Students reported using DIY sources in some highly positive ways: to spark their interest, explore the context or application of knowledge, or generate fresh lines of inquiry. Opinion-based sources such as newspapers or TED talks were valued as offering an alternative way of thinking and giving students the opportunity to consider an issue from a different perspective.

But, perhaps influenced by the views of their tutors, some students were equivocal about the intrinsic value of this sort of learning. Noting that DIY sources are difficult to cite or use as the basis for assessed work, one group designated engagement with DIY sources “pseudo work”, describing it as a break from studying because it generates insight that is not perceived as useful for the degree. These students had apparently not considered that through engaging in DIY learning they are developing fine judgement skills, and exercising habits of independent thinking, which arguably is exactly what we hope graduates will gain from their university experience.

What guidance are students receiving about DIY sources?

Students in all the groups reported that they are well aware that the content of DIY sources may not be wholly reliable. Finding sources directly relevant to the topic at hand could sometimes be difficult, and a lack of depth in sources was also noted as a weakness.
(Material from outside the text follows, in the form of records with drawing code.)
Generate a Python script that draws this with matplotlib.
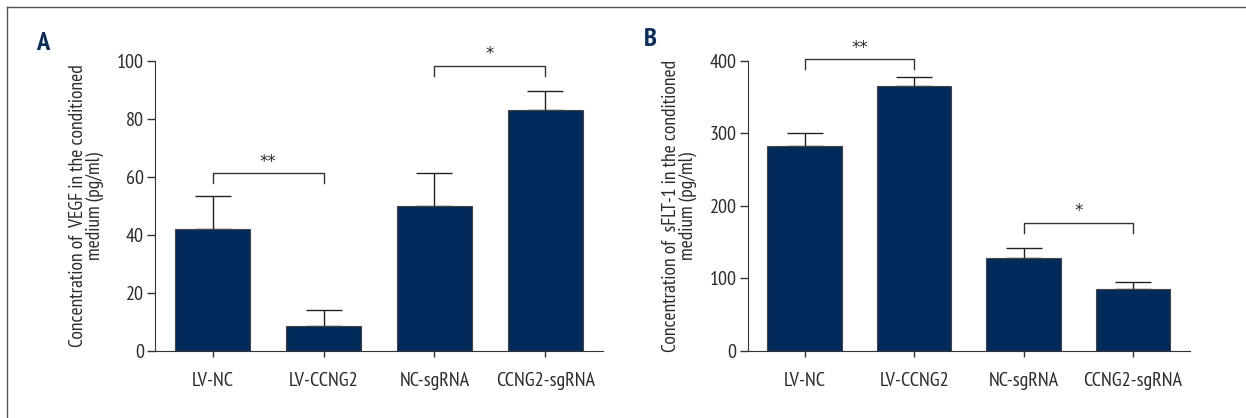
import matplotlib.pyplot as plt
from matplotlib.lines import Line2D

# condensed face like the original figure; falls back if missing
plt.rcParams['font.family'] = ['PT Sans Narrow', 'Roboto Condensed', 'Archivo Narrow', 'DejaVu Sans']

# data
cats = ['LV-NC', 'LV-CCNG2', 'NC-sgRNA', 'CCNG2-sgRNA']
vegf = [42, 8.7, 50, 83]
vegf_err = [11.5, 5.3, 11.3, 6.5]
sflt = [282, 365, 128, 85]
sflt_err = [18, 13, 13.5, 10.5]

# significance brackets: (left, right, top, leg end, label)
vegf_sig = [(0, 1, 61.4, 58, '**'), (2, 3, 98.4, 94.8, '*')]
sflt_sig = [(0, 1, 402.7, 388.5, '**'), (2, 3, 176.7, 162, '*')]

bar_color = '#022b5b'
letter_color = '#0b2d5c'
txt_color = '#2b2b2b'

fig = plt.figure(figsize=(12.46, 4.18), dpi=100)

# thin frame at top and left
fig.add_artist(Line2D([7/1246, 7/1246], [0, 1 - 7/418], color='#555555', lw=1))
fig.add_artist(Line2D([7/1246, 1], [1 - 7/418, 1 - 7/418], color='#555555', lw=1))


def draw_panel(ax, vals, errs, ymax, step, ylabel, sig):
    x = range(len(cats))
    ax.bar(x, vals, width=0.68, color=bar_color, edgecolor='#444444', linewidth=0.8, zorder=2)
    ax.errorbar(x, vals, yerr=[[0] * len(vals), errs], fmt='none', ecolor='#222222',
                elinewidth=1, capsize=13, capthick=1, zorder=1)
    ax.set_xlim(-0.52, 3.52)
    ax.set_ylim(0, ymax)
    ax.set_yticks(range(0, ymax + 1, step))
    ax.set_xticks(list(x))
    ax.set_xticklabels(cats, fontsize=14.5, color=txt_color)
    ax.tick_params(axis='y', labelsize=14.5, labelcolor=txt_color, length=6, width=1, pad=2,
                   color='#333333')
    ax.tick_params(axis='x', length=4, width=1, pad=11, color='#333333')
    ax.spines['top'].set_visible(False)
    ax.spines['right'].set_visible(False)
    ax.spines['left'].set_color('#333333')
    ax.spines['bottom'].set_color('#333333')
    ax.set_ylabel(ylabel, fontsize=14, linespacing=0.95, labelpad=9, color=txt_color)
    for a, b, top, leg, lab in sig:
        ax.plot([a, a, b, b], [leg, top, top, leg], color='#333333', lw=1, clip_on=False)
        ax.text((a + b) / 2, top + ymax * 0.008, lab, ha='center', va='bottom',
                fontsize=12, color=txt_color, clip_on=False, family=['DejaVu Sans'])


axA = fig.add_axes([0.1244, 0.161, 0.3596, 0.693])
draw_panel(axA, vegf, vegf_err, 100, 20,
           'Concentration of  VEGF in the conditioned\nmedium (pg/ml)', vegf_sig)

axB = fig.add_axes([0.6001, 0.161, 0.355, 0.693])
draw_panel(axB, sflt, sflt_err, 400, 100,
           'Concentration of  sFLT-1 in the conditioned\nmedium (pg/ml)', sflt_sig)

fig.text(43/1246, 1 - 43/418, 'A', fontsize=19, fontweight='bold', color=letter_color,
         ha='center', va='center')
fig.text(650/1246, 1 - 40/418, 'B', fontsize=19, fontweight='bold', color=letter_color,
         ha='center', va='center')

plt.savefig('out.png', dpi=100)
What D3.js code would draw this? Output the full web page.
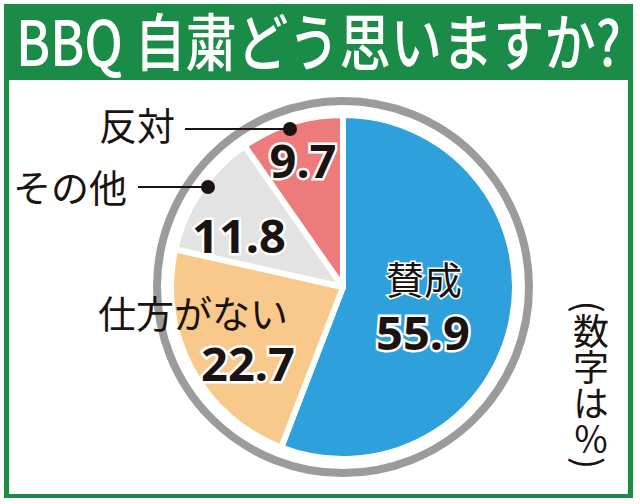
<!DOCTYPE html>
<html>
<head>
<meta charset="utf-8">
<script src="https://cdn.jsdelivr.net/npm/d3@7"></script>
<style>
  body { margin: 0; background: #fff; }
  svg { display: block; }
</style>
</head>
<body>
<svg width="640" height="504"></svg>
<script>
'use strict';

// data (percent)
var categories = ['賛成', '仕方がない', 'その他', '反対'];
var values = [55.9, 22.7, 11.8, 9.7];
var colors = ['#2ea1dd', '#f8c98b', '#e3e3e3', '#ed7b7b'];
var titleText = 'BBQ 自粛どう思いますか?';
var noteText = '(数字は％)';

var svg = d3.select('svg');
var jp = '"Noto Sans CJK JP", "Noto Sans", sans-serif';

// frame
svg.append('rect')
    .attr('x', 4).attr('y', 4)
    .attr('width', 629).attr('height', 494)
    .attr('fill', '#1b8c47');
svg.append('rect')
    .attr('x', 9).attr('y', 80)
    .attr('width', 619).attr('height', 414)
    .attr('fill', '#fff');

svg.append('text')
    .attr('x', 16).attr('y', 66)
    .attr('textLength', 605)
    .attr('lengthAdjust', 'spacingAndGlyphs')
    .attr('font-family', jp)
    .attr('font-weight', 500)
    .attr('font-size', 62)
    .attr('fill', '#fff')
    .text(titleText);

// pie
var cx = 343, cy = 287;
var g = svg.append('g').attr('transform', 'translate(' + cx + ',' + cy + ')');

g.append('circle')
    .attr('r', 186)
    .attr('fill', 'none')
    .attr('stroke', '#9b9b9b')
    .attr('stroke-width', 8);

var pie = d3.pie().sort(null).value(function(d){ return d; });
var arc = d3.arc().innerRadius(0).outerRadius(172);

var slices = pie(values);

g.selectAll('path.slice')
    .data(slices)
  .enter().append('path')
    .attr('class', 'slice')
    .attr('d', arc)
    .attr('fill', function(d, i){ return colors[i]; })
    .attr('stroke', '#fff')
    .attr('stroke-width', 6)
    .attr('stroke-linejoin', 'round');

// value labels, positioned by hand relative to the picture
var numPos = [[423, 350], [248, 381], [239, 253], [303, 178]];

svg.selectAll('text.num')
    .data(values)
  .enter().append('text')
    .attr('class', 'num')
    .attr('x', function(d, i){ return numPos[i][0]; })
    .attr('y', function(d, i){ return numPos[i][1]; })
    .attr('text-anchor', 'middle')
    .attr('font-family', '"Noto Sans", "Liberation Sans", sans-serif')
    .attr('font-weight', 700)
    .attr('font-size', 47)
    .attr('fill', '#1a1311')
    .attr('stroke', '#fff')
    .attr('stroke-width', 5)
    .attr('paint-order', 'stroke')
    .text(function(d){ return d3.format('.1f')(d); });

// 賛成 inside the slice
svg.append('text')
    .attr('x', 424).attr('y', 294)
    .attr('text-anchor', 'middle')
    .attr('font-family', jp)
    .attr('font-size', 38)
    .attr('fill', '#1a1311')
    .attr('stroke', '#fff')
    .attr('stroke-width', 3)
    .attr('paint-order', 'stroke')
    .text(categories[0]);

// outside labels
var outLabels = [
    {i: 1, x: 98, y: 328},
    {i: 2, x: 13, y: 202},
    {i: 3, x: 99, y: 140}
];
svg.selectAll('text.cat')
    .data(outLabels)
  .enter().append('text')
    .attr('class', 'cat')
    .attr('x', function(d){ return d.x; })
    .attr('y', function(d){ return d.y; })
    .attr('font-family', jp)
    .attr('font-size', 38)
    .attr('fill', '#1a1311')
    .text(function(d){ return categories[d.i]; });

// leaders for 反対 and その他
var leaders = [
    {x1: 185, x2: 290, y: 129},
    {x1: 138, x2: 208, y: 187}
];
svg.selectAll('line.lead')
    .data(leaders)
  .enter().append('line')
    .attr('class', 'lead')
    .attr('x1', function(d){ return d.x1; })
    .attr('x2', function(d){ return d.x2; })
    .attr('y1', function(d){ return d.y; })
    .attr('y2', function(d){ return d.y; })
    .attr('stroke', '#1a1311')
    .attr('stroke-width', 2);
svg.selectAll('circle.dot')
    .data(leaders)
  .enter().append('circle')
    .attr('class', 'dot')
    .attr('cx', function(d){ return d.x2; })
    .attr('cy', function(d){ return d.y; })
    .attr('r', 7)
    .attr('fill', '#1a1311');

// vertical note
svg.append('text')
    .attr('x', 591).attr('y', 385)
    .attr('text-anchor', 'middle')
    .style('writing-mode', 'vertical-rl')
    .style('text-orientation', 'mixed')
    .attr('font-family', jp)
    .attr('font-size', 36)
    .attr('fill', '#1a1311')
    .text(noteText);
</script>
</body>
</html>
Some sources do not provide all their content for free – and students are loathe to pay.

In one group, some students reported they make very little use of DIY sources, because they do not believe they are academically credible for their subject. There was debate about the basis for credibility – some students in one group thought YouTube might be credible because of its universality, while others thought TED talks might be more credible because they are curated and notionally “expert”.

Students also reported a “stigma” around the use of these sources in academic culture. Many agreed that making reference to a DIY source such as YouTube video in assessed work would be frowned upon, without being able to recall a time that this had explicitly been stated. Others reported that academics had explicitly warned students not to use online sources or student-generated sources. Some reported going to some lengths to find a credible source to allow them to express an idea they had picked up from a DIY source.

There was not, however, a strong sense that students wanted additional guidance and information on which DIY sources to use or how to engage with them. Though one group thought there might be value in more active academic engagement with the DIY learning landscape, another group felt this would negate the value of DIY learning. They enjoyed the freedom DIY sources gave them to pursue independent lines of inquiry and exercise their own judgement, though they did think there could be additional support for exercising judgements about the credibility and value of different sources.

No matter how carefully crafted the curriculum, students will inevitably go off-piste. And, arguably, we want them to. A student who had only dutifully followed the set texts and recommended reading could hardly make a meaningful claim to be an independent learner. When, as graduates, students leave formal learning and begin to build careers, their ability to draw on and make meaning from these DIY sources will be an important resource to help them thrive in the modern workplace, indicating curiosity, adaptability, and personal efficacy.

At their best, DIY sources apparently are helping bring learning to life and give students a rounded appreciation of their subject areas, perhaps even a sense of a wider purpose for their study. In a world saturated with opportunities to consume different kinds of content, it can be tempting for educators to try to draw distinctions between legitimate and illegitimate sources of knowledge on students’ behalf. But maybe what’s really needed if students are to learn throughout their lives is to equip them with the skills to make those judgements themselves.